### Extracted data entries
-- START --

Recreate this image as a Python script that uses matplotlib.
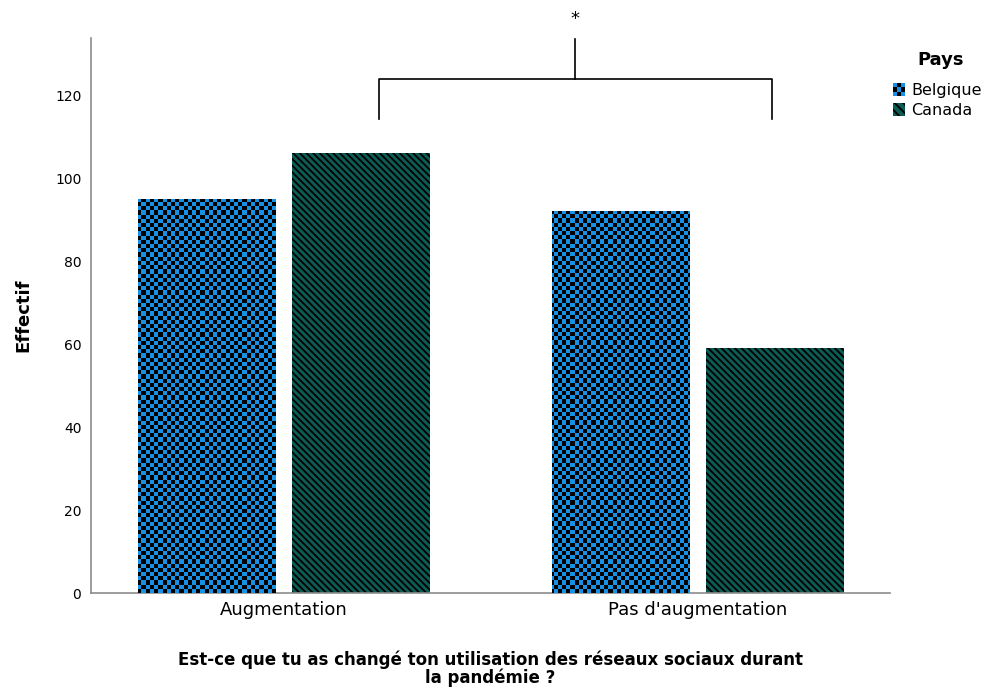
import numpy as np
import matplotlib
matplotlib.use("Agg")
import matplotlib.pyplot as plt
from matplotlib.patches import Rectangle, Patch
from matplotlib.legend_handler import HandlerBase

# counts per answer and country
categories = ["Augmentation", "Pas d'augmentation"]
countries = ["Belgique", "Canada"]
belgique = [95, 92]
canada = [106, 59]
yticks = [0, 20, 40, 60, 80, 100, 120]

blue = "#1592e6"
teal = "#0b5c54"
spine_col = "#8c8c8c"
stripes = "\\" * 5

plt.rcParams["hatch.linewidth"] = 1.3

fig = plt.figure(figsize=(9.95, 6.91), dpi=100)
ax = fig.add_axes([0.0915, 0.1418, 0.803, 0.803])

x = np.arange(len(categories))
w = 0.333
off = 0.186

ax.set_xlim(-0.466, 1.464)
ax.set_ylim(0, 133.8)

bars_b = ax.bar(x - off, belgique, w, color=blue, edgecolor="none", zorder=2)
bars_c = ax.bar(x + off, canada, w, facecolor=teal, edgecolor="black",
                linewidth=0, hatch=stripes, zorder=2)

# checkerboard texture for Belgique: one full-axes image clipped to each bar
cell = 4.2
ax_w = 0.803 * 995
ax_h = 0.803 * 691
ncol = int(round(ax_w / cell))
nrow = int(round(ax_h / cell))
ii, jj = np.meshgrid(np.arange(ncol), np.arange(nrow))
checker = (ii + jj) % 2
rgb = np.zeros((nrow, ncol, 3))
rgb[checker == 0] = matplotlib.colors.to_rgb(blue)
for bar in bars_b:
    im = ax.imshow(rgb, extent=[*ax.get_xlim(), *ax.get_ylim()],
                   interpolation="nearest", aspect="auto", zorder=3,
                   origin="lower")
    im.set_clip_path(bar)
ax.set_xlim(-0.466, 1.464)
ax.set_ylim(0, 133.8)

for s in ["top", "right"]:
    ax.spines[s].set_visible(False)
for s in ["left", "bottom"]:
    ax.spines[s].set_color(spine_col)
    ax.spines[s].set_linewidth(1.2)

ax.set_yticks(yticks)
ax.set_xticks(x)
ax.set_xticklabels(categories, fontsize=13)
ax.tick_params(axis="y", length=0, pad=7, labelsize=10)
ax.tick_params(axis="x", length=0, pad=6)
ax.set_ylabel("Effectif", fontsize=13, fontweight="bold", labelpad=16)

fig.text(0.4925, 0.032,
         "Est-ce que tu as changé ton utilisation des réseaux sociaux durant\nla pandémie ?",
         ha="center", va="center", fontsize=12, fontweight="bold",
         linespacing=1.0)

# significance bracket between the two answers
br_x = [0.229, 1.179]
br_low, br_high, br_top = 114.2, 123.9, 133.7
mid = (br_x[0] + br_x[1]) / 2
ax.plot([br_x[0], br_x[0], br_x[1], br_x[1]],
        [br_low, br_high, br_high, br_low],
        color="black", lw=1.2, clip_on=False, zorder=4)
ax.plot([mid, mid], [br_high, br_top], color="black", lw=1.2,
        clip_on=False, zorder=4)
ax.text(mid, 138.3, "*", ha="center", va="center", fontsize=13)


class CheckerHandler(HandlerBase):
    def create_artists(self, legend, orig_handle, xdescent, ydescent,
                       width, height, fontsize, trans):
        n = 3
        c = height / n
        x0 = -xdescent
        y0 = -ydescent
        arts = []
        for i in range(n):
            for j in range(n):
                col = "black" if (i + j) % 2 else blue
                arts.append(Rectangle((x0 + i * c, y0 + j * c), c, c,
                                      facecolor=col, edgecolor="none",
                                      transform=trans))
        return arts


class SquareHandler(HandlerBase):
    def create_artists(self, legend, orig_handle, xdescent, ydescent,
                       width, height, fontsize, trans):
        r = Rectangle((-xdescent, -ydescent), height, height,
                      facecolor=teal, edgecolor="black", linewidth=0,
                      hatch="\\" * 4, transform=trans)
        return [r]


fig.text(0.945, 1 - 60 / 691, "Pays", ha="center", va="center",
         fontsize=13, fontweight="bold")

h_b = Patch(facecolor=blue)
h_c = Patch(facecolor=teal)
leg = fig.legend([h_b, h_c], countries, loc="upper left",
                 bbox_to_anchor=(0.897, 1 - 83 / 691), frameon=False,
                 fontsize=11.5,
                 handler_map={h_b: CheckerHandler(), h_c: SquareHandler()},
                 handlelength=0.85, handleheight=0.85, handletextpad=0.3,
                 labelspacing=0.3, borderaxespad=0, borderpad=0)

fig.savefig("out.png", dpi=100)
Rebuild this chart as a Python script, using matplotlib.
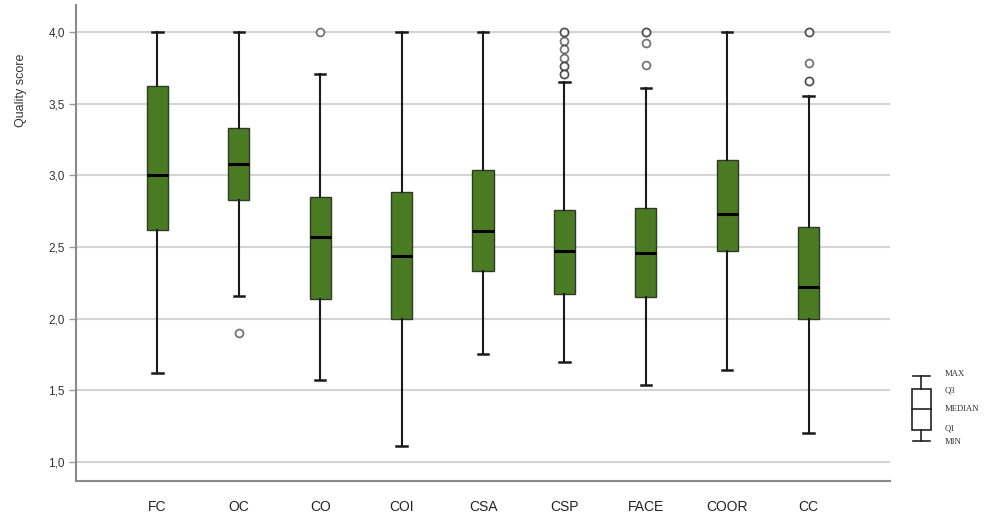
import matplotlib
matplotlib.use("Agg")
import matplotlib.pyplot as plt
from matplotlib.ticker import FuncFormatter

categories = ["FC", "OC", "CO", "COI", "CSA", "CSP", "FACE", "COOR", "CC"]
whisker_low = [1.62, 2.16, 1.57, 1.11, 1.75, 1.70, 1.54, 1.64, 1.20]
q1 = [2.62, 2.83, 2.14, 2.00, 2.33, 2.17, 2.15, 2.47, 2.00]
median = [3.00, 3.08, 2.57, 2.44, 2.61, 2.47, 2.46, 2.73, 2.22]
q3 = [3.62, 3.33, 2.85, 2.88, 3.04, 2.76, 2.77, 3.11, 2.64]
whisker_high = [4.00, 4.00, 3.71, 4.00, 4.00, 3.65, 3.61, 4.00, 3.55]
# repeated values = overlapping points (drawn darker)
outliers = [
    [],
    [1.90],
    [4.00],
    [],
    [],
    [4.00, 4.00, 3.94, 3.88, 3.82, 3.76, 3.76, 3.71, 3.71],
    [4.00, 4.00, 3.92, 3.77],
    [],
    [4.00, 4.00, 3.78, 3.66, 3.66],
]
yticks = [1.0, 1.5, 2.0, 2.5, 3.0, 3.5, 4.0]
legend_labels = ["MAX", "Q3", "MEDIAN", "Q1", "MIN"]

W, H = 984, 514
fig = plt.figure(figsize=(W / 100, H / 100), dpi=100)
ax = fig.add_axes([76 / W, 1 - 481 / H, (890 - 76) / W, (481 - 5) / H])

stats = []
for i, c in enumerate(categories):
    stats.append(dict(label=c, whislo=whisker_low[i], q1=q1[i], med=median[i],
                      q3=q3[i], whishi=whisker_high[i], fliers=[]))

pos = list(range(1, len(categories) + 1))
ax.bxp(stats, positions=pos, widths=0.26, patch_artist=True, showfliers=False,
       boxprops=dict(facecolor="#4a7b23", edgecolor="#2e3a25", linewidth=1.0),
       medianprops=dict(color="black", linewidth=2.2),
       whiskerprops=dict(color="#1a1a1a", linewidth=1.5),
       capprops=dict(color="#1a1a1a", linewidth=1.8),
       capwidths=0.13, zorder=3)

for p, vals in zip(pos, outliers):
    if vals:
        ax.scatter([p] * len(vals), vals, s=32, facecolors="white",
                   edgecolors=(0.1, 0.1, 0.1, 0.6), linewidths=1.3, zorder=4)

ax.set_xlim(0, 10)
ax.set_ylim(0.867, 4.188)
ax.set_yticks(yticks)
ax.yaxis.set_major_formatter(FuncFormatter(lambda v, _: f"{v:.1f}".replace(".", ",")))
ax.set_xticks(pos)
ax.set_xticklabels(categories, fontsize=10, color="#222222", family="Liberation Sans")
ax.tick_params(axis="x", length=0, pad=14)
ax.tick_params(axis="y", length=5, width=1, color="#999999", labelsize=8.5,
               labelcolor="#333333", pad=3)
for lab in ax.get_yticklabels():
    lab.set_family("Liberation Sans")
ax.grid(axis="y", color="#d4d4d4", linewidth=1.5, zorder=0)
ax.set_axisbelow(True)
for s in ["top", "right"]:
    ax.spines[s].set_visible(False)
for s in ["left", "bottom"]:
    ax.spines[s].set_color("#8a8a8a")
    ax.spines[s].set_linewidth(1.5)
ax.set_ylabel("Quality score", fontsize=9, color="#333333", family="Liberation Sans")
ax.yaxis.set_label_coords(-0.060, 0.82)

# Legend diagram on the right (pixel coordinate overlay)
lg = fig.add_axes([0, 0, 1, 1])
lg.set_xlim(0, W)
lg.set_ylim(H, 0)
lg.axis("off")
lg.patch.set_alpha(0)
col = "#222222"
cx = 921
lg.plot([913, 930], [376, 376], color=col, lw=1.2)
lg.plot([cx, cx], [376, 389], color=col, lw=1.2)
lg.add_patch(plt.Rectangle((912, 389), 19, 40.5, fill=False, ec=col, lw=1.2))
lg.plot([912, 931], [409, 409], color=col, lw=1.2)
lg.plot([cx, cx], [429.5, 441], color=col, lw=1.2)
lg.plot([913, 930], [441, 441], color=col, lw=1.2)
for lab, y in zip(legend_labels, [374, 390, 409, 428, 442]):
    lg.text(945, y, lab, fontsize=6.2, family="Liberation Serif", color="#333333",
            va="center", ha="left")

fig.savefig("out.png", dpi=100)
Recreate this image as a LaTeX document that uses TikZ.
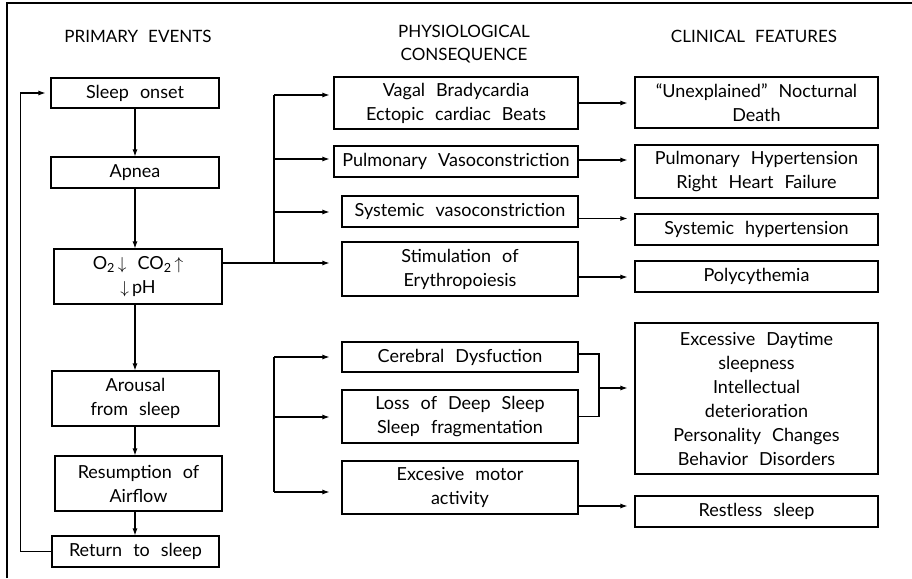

-- END --

### INSTRUCTIONS TO FOLLOW
Work out how many lines in the entries hold the string "Recreate". Your answer should consist solely of that number.

### WRITTEN ANSWER
2